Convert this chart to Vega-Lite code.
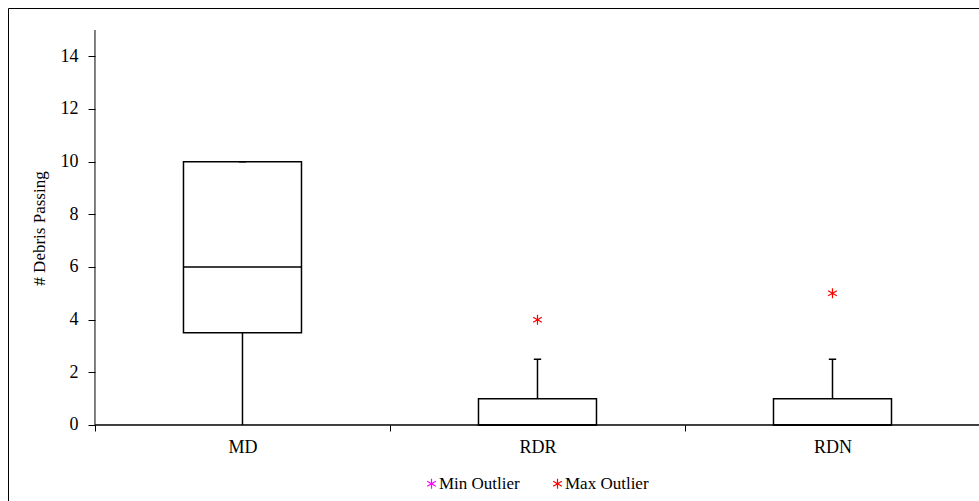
{
  "$schema": "https://vega.github.io/schema/vega-lite/v6.json",
  "width": 976,
  "height": 498,
  "autosize": {"type": "none"},
  "padding": {"left": 8, "top": 8, "right": -5, "bottom": -5},
  "background": "white",
  "config": {
    "view": {"stroke": "#000", "strokeWidth": 1},
    "font": "Liberation Serif",
    "axis": {"grid": false, "domain": false, "labelFont": "Liberation Serif", "titleFont": "Liberation Serif", "labelColor": "#000", "titleColor": "#000", "tickColor": "#000", "titleFontWeight": "normal"},
    "legend": {"labelFont": "Liberation Serif", "labelColor": "#000"}
  },
  "datasets": {
    "boxes": [
      {"group": "MD", "lower": 0, "q1": 3.5, "median": 6, "q3": 10, "upper": 10},
      {"group": "RDR", "lower": 0, "q1": 0, "median": 0, "q3": 1, "upper": 2.5},
      {"group": "RDN", "lower": 0, "q1": 0, "median": 0, "q3": 1, "upper": 2.5}
    ],
    "outliers": [
      {"group": "RDR", "value": 4, "type": "Max Outlier"},
      {"group": "RDN", "value": 5, "type": "Max Outlier"}
    ]
  },
  "data": {"name": "boxes"},
  "encoding": {
    "x": {
      "field": "group", "type": "nominal", "sort": ["MD", "RDR", "RDN"],
      "scale": {"domain": ["MD", "RDR", "RDN"], "paddingInner": 0, "paddingOuter": 0.1542, "align": 0.956},
      "axis": {"title": null, "labelAngle": 0, "tickBand": "extent", "tickSize": 6, "labelPadding": 7, "labelFontSize": 18, "offset": -81, "domain": false}
    }
  },
  "layer": [
    {
      "mark": {"type": "bar", "width": {"band": 0.4}, "fill": "white", "stroke": "#000", "strokeWidth": 1.5},
      "encoding": {
        "y": {
          "field": "q1", "type": "quantitative",
          "scale": {"domain": [-3.076, 15.835], "nice": false, "zero": false},
          "axis": {"orient": "left", "title": "# Debris Passing", "values": [0, 2, 4, 6, 8, 10, 12, 14], "offset": -87, "tickSize": 7, "labelPadding": 10, "labelFontSize": 18, "titleFontSize": 17, "titleX": -47, "titleY": 220}
        },
        "y2": {"field": "q3"}
      }
    },
    {
      "mark": {"type": "rect", "fill": null, "stroke": "#000", "strokeWidth": 1},
      "encoding": {"y": {"datum": 0, "type": "quantitative"}, "y2": {"datum": 0}}
    },
    {
      "data": {"values": [{}]},
      "mark": {"type": "rule", "color": "#000", "strokeWidth": 1},
      "encoding": {
        "x": {"datum": "MD", "type": "nominal", "bandPosition": 0},
        "y": {"datum": 0, "type": "quantitative"},
        "y2": {"datum": 15}
      }
    },
    {
      "mark": {"type": "bar", "width": {"band": 0.4}, "fill": null, "stroke": "#000", "strokeWidth": 1.5},
      "encoding": {
        "y": {"field": "median", "type": "quantitative"},
        "y2": {"field": "median"}
      }
    },
    {
      "mark": {"type": "rule", "color": "#000", "strokeWidth": 1.5},
      "encoding": {
        "y": {"field": "q3", "type": "quantitative"},
        "y2": {"field": "upper"}
      }
    },
    {
      "mark": {"type": "rule", "color": "#000", "strokeWidth": 1.5},
      "encoding": {
        "y": {"field": "lower", "type": "quantitative"},
        "y2": {"field": "q1"}
      }
    },
    {
      "mark": {"type": "bar", "width": {"band": 0.025}, "fill": null, "stroke": "#000", "strokeWidth": 1.5},
      "encoding": {
        "y": {"field": "upper", "type": "quantitative"},
        "y2": {"field": "upper"}
      }
    },
    {
      "data": {"name": "outliers"},
      "mark": {"type": "point", "filled": false, "size": 100, "strokeWidth": 1.2, "opacity": 1, "shape": "M0,-1L0,1M-0.866,-0.5L0.866,0.5M-0.866,0.5L0.866,-0.5"},
      "encoding": {
        "y": {"field": "value", "type": "quantitative"},
        "color": {
          "field": "type", "type": "nominal",
          "scale": {"domain": ["Min Outlier", "Max Outlier"], "range": ["#FF00FF", "#FF0000"]},
          "legend": {"title": null, "orient": "none", "legendX": 415, "legendY": 467, "direction": "horizontal", "symbolType": "M0,-1L0,1M-0.866,-0.5L0.866,0.5M-0.866,0.5L0.866,-0.5", "symbolSize": 100, "symbolStrokeWidth": 1.2, "labelFontSize": 17, "labelOffset": -1, "columnPadding": 29}
        }
      }
    }
  ]
}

===

▶ [Written task] Every line is to be duplicated exactly, though pictures stay out.

▶ [Answer for this exercise]
Convert this chart to Vega-Lite code.
{
  "$schema": "https://vega.github.io/schema/vega-lite/v6.json",
  "width": 976,
  "height": 498,
  "autosize": {"type": "none"},
  "padding": {"left": 8, "top": 8, "right": -5, "bottom": -5},
  "background": "white",
  "config": {
    "view": {"stroke": "#000", "strokeWidth": 1},
    "font": "Liberation Serif",
    "axis": {"grid": false, "domain": false, "labelFont": "Liberation Serif", "titleFont": "Liberation Serif", "labelColor": "#000", "titleColor": "#000", "tickColor": "#000", "titleFontWeight": "normal"},
    "legend": {"labelFont": "Liberation Serif", "labelColor": "#000"}
  },
  "datasets": {
    "boxes": [
      {"group": "MD", "lower": 0, "q1": 3.5, "median": 6, "q3": 10, "upper": 10},
      {"group": "RDR", "lower": 0, "q1": 0, "median": 0, "q3": 1, "upper": 2.5},
      {"group": "RDN", "lower": 0, "q1": 0, "median": 0, "q3": 1, "upper": 2.5}
    ],
    "outliers": [
      {"group": "RDR", "value": 4, "type": "Max Outlier"},
      {"group": "RDN", "value": 5, "type": "Max Outlier"}
    ]
  },
  "data": {"name": "boxes"},
  "encoding": {
    "x": {
      "field": "group", "type": "nominal", "sort": ["MD", "RDR", "RDN"],
      "scale": {"domain": ["MD", "RDR", "RDN"], "paddingInner": 0, "paddingOuter": 0.1542, "align": 0.956},
      "axis": {"title": null, "labelAngle": 0, "tickBand": "extent", "tickSize": 6, "labelPadding": 7, "labelFontSize": 18, "offset": -81, "domain": false}
    }
  },
  "layer": [
    {
      "mark": {"type": "bar", "width": {"band": 0.4}, "fill": "white", "stroke": "#000", "strokeWidth": 1.5},
      "encoding": {
        "y": {
          "field": "q1", "type": "quantitative",
          "scale": {"domain": [-3.076, 15.835], "nice": false, "zero": false},
          "axis": {"orient": "left", "title": "# Debris Passing", "values": [0, 2, 4, 6, 8, 10, 12, 14], "offset": -87, "tickSize": 7, "labelPadding": 10, "labelFontSize": 18, "titleFontSize": 17, "titleX": -47, "titleY": 220}
        },
        "y2": {"field": "q3"}
      }
    },
    {
      "mark": {"type": "rect", "fill": null, "stroke": "#000", "strokeWidth": 1},
      "encoding": {"y": {"datum": 0, "type": "quantitative"}, "y2": {"datum": 0}}
    },
    {
      "data": {"values": [{}]},
      "mark": {"type": "rule", "color": "#000", "strokeWidth": 1},
      "encoding": {
        "x": {"datum": "MD", "type": "nominal", "bandPosition": 0},
        "y": {"datum": 0, "type": "quantitative"},
        "y2": {"datum": 15}
      }
    },
    {
      "mark": {"type": "bar", "width": {"band": 0.4}, "fill": null, "stroke": "#000", "strokeWidth": 1.5},
      "encoding": {
        "y": {"field": "median", "type": "quantitative"},
        "y2": {"field": "median"}
      }
    },
    {
      "mark": {"type": "rule", "color": "#000", "strokeWidth": 1.5},
      "encoding": {
        "y": {"field": "q3", "type": "quantitative"},
        "y2": {"field": "upper"}
      }
    },
    {
      "mark": {"type": "rule", "color": "#000", "strokeWidth": 1.5},
      "encoding": {
        "y": {"field": "lower", "type": "quantitative"},
        "y2": {"field": "q1"}
      }
    },
    {
      "mark": {"type": "bar", "width": {"band": 0.025}, "fill": null, "stroke": "#000", "strokeWidth": 1.5},
      "encoding": {
        "y": {"field": "upper", "type": "quantitative"},
        "y2": {"field": "upper"}
      }
    },
    {
      "data": {"name": "outliers"},
      "mark": {"type": "point", "filled": false, "size": 100, "strokeWidth": 1.2, "opacity": 1, "shape": "M0,-1L0,1M-0.866,-0.5L0.866,0.5M-0.866,0.5L0.866,-0.5"},
      "encoding": {
        "y": {"field": "value", "type": "quantitative"},
        "color": {
          "field": "type", "type": "nominal",
          "scale": {"domain": ["Min Outlier", "Max Outlier"], "range": ["#FF00FF", "#FF0000"]},
          "legend": {"title": null, "orient": "none", "legendX": 415, "legendY": 467, "direction": "horizontal", "symbolType": "M0,-1L0,1M-0.866,-0.5L0.866,0.5M-0.866,0.5L0.866,-0.5", "symbolSize": 100, "symbolStrokeWidth": 1.2, "labelFontSize": 17, "labelOffset": -1, "columnPadding": 29}
        }
      }
    }
  ]
}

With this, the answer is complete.